Netanyahu visits family of murdered student, vows to fight terrorism
PM and his wife pay condolence call to relatives of Dvir Sorek, 18, who was stabbed to death in West Bank last week

Prime Minister Benjamin Netanyahu and his wife, Sara, on Tuesday paid a condolence visit to the family of Dvir Sorek, the 18-year-old killed in a terror attack in the West Bank last week.
In comments outside the family’s home in the Ofra settlement, Netanyahu told reporters Israel would continue to fight terrorism.
“I told the family the individual murder of Dvir attests to the murder they would carry out against all of us if they only could,” Netanyahu said.
“The reason they don’t do this… is because they can’t,” the premier added, referring to Palestinian assailants. “I defined them as animals and I think I did an injustice to the animals.”

Sorek was stabbed to death outside the West Bank yeshiva where he studied, in a suspected terror attack. His body was discovered in the predawn hours of Thursday morning, prompting a massive manhunt for the killers. Though formally a soldier while enrolled in a study program at the yeshiva, he was unarmed and not in uniform at the time of the attack.
“We are determined to defend the country — these are not mere words, these are real words — until our enemies understand that they can’t uproot us from anywhere in the Land of Israel, including from this place,” Netanyahu said in the West Bank settlement. “We will continue to deepen our roots and fight as necessary, and unfortunately it is necessary.”
Lamenting the killing of “this innocent youth, who was entirely pure,” the prime minister also eulogized Sorek’s grandfather, Rabbi Binyamin Herling, who was shot dead in a Palestinian terror attack in October 2000 in the northern West Bank, several months after Dvir Sorek’s birth.
“Dvir didn’t know Rabbi Herling and the family was raised in the shadow of their grandfather, a Holocaust survivor and a fighter. He fought until his last moment,” said Netanyahu.
On Monday, President Reuven Rivlin and US Ambassador to Israel David Friedman paid a condolence visit to the family.

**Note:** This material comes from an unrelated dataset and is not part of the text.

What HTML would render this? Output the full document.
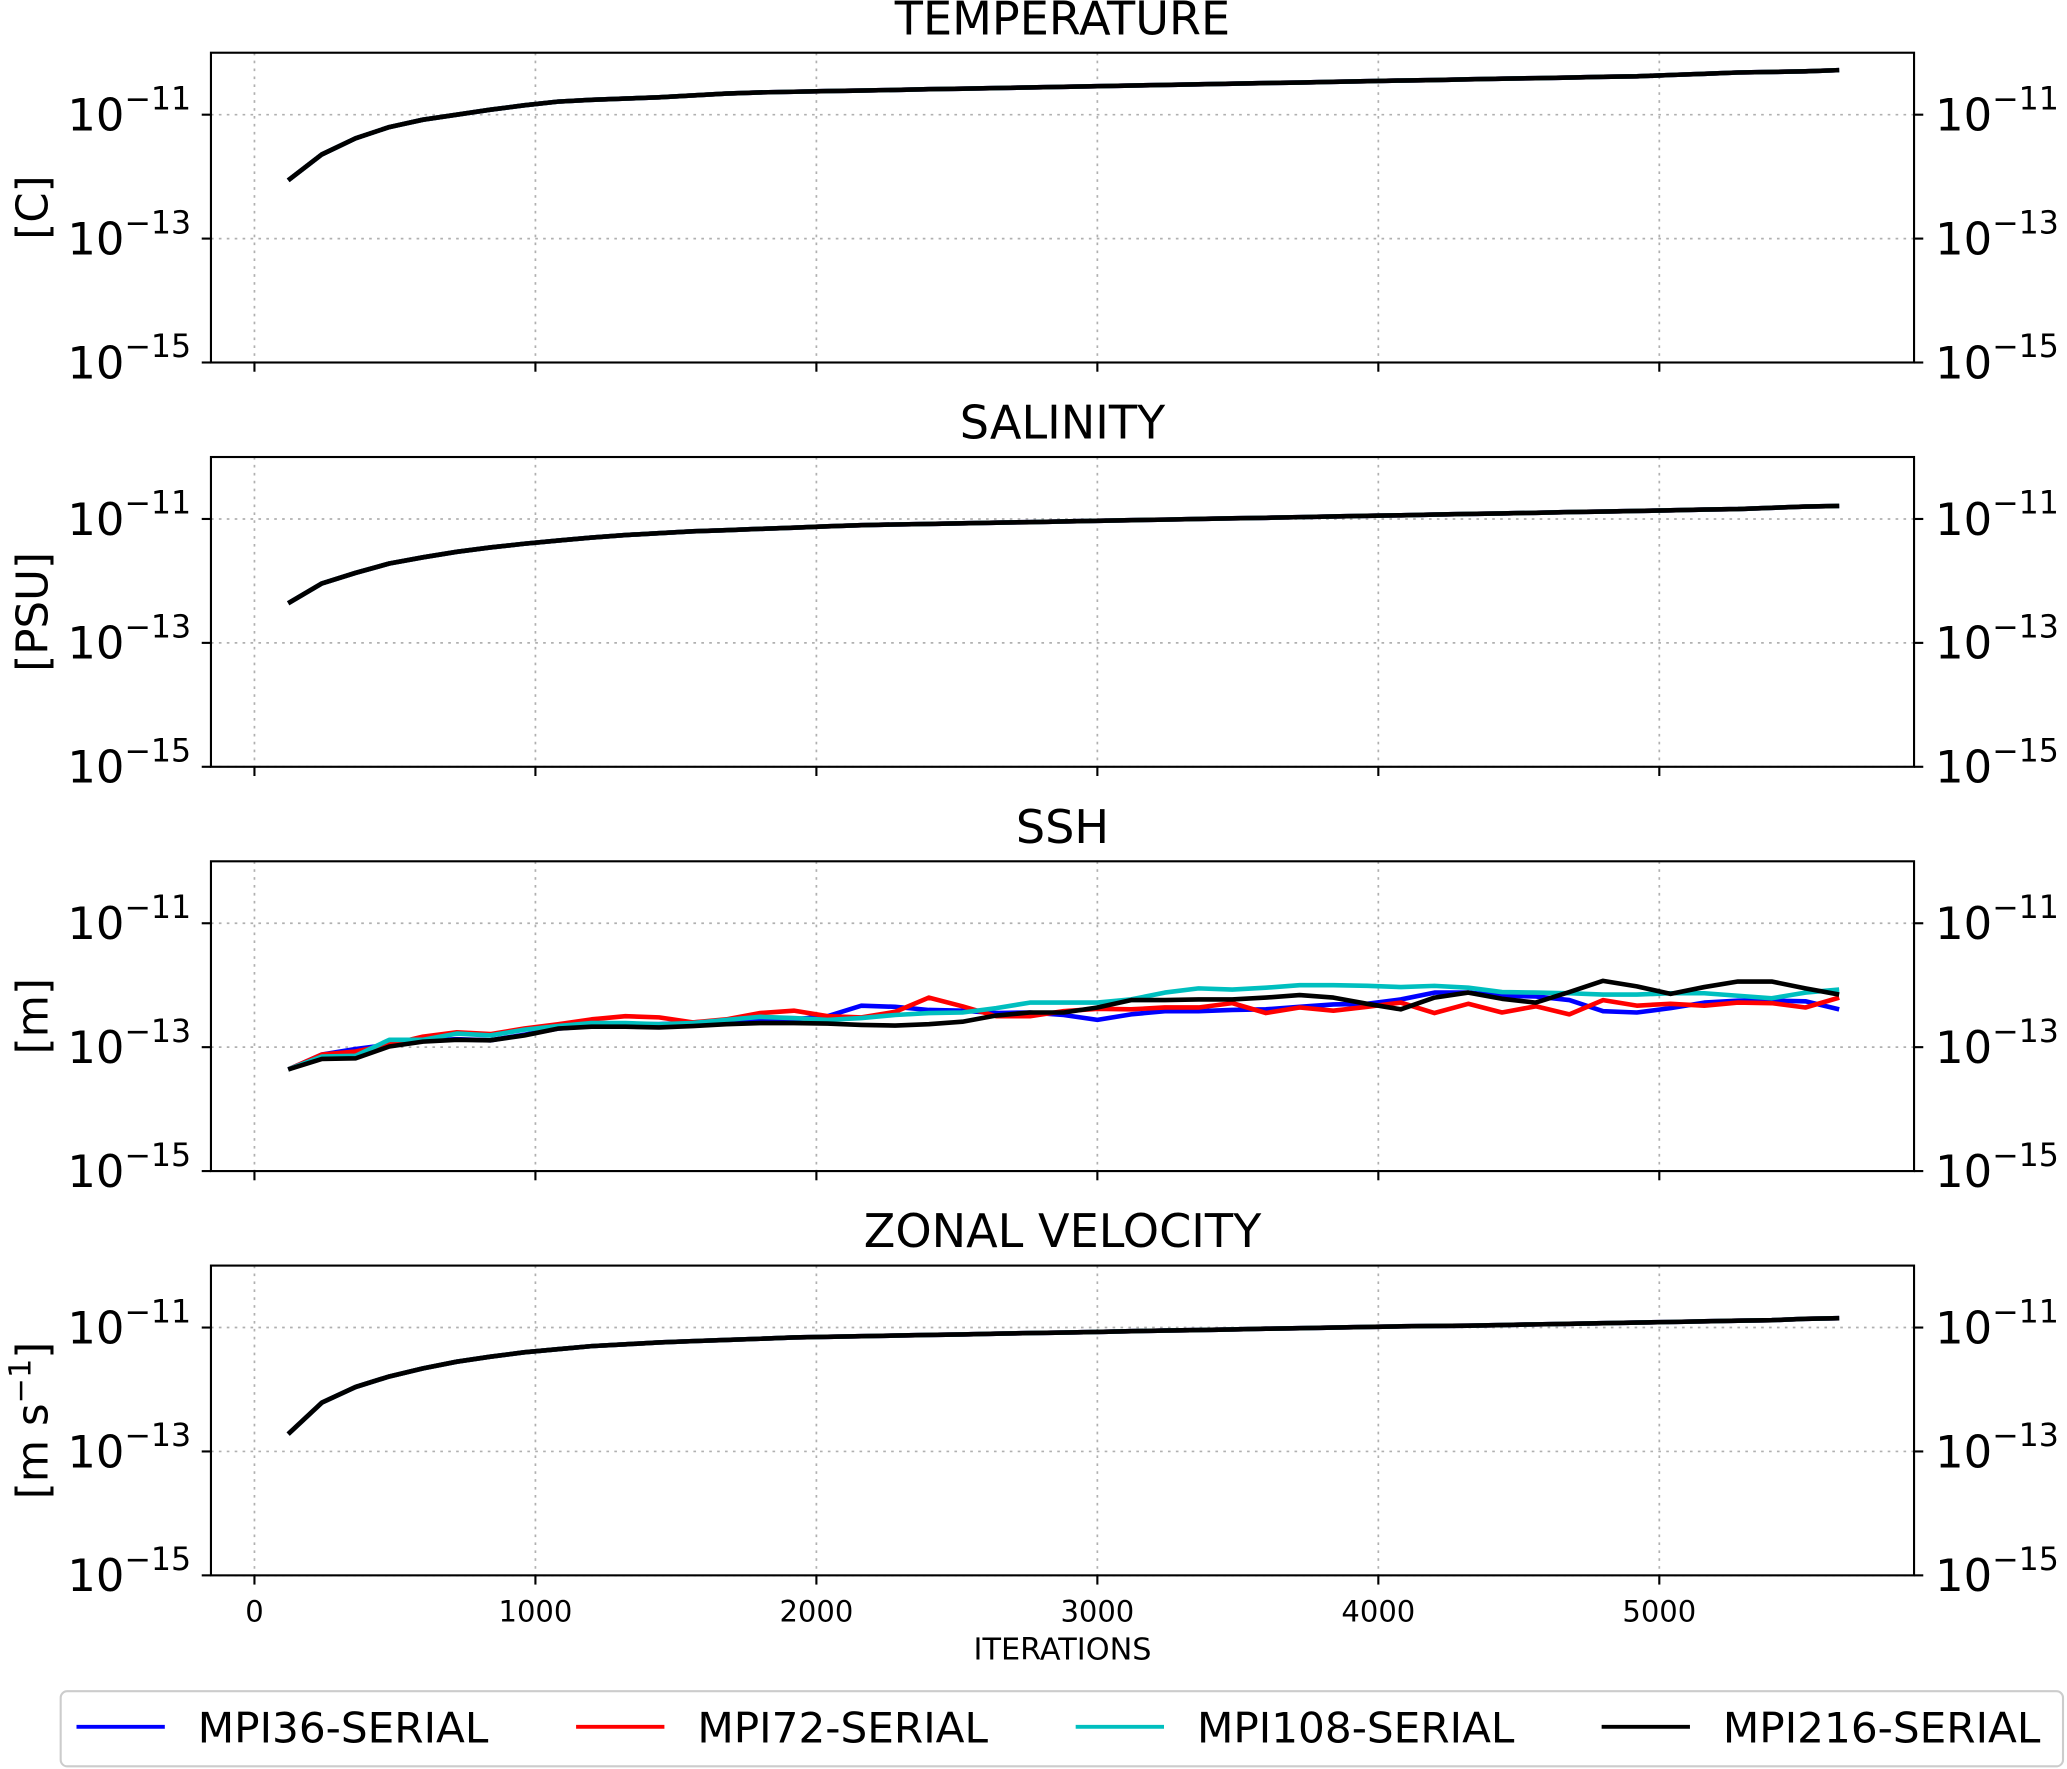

Sorek’s suspected killers were apprehended over the weekend.
The Shin Bet security service announced Saturday that it had arrested two Palestinian cousins suspected in the deadly stabbing, identifying them as Nasir Asafra, 24, and Qassem Asafra, 30, from the village of Beit Kahil in the southern West Bank. While the Israel Defense Forces said the former is a Hamas member, neither had any prior arrests.
Sorek was last seen leaving the Migdal Oz settlement, where his yeshiva is located, on Wednesday to buy books as presents for his teachers in Jerusalem.
Two of the largest Palestinian terror groups — Hamas and the Iran-backed Palestinian Islamic Jihad — praised the stabbing and claimed it was a response to a recent wave of East Jerusalem demolitions carried out by Israel last month. Neither group claimed direct responsibility.